So it turns out the entire Internet was wrong, including us, and Google didn't actually buy Twitch. All the changes just seemed to be coincidence, as it was announced this week that Amazon stepped in and laid out $970 million for the video game streaming service.
It seems that Google was in talks with Twitch for some time, but when the two companies discussed possible anti-trust issues, something Google is extremely familiar with, the sides could not come to an agreement on a "break-up" fee in case the deal couldn't go through. When that happened, Twitch continued to shop around and Amazon was in the wings the whole time. Amazon's $970 million check makes Twitch the largest aquisition for the company.

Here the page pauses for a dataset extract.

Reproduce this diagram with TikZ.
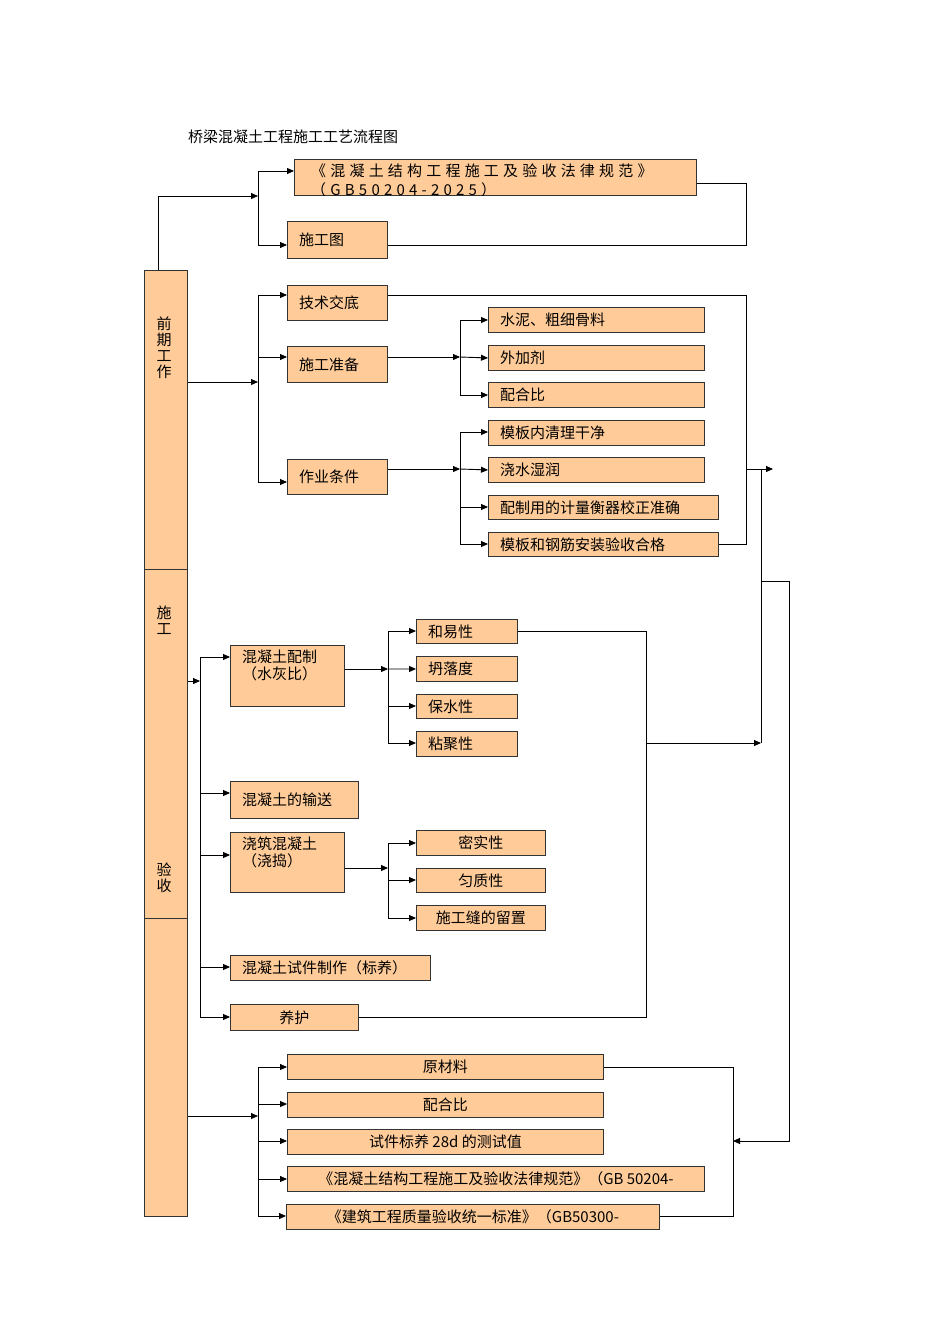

So what happens now? Obviously this maintains competition in the market and puts Google on the defensive. Twitch seemed to be the clear answer for YouTube's failing YouTube Live service, and now Google will have to come up with an alternative plan to attract new content creators. Of course, there's other competition like Hitbox, and Vimeo is also considering a stronger push to live content, but YouTube is now in a position of do-or-die.
For Twitch, this is good news all around. More server support, more resources and the ability to continue to grow are what comes to the table from Amazon. Twitch CEO Emmett Shear puts it all into perspective for us on why this all went down.
My outlook on this whole thing is much more optimistic than it was two weeks ago. YouTube picking up Twitch was going to make most gamers very sad, however the myriad of changes that Twitch implemented since the rumors started aren't going away. So what will happen now? Content creators didn't really leave Twitch, despite their threats from last week, so hopefully this news will entice them to stay. Twitch is still breaking records, too, and we'll probably see more growth, unique viewers and new channels coming to the service by the end of the year.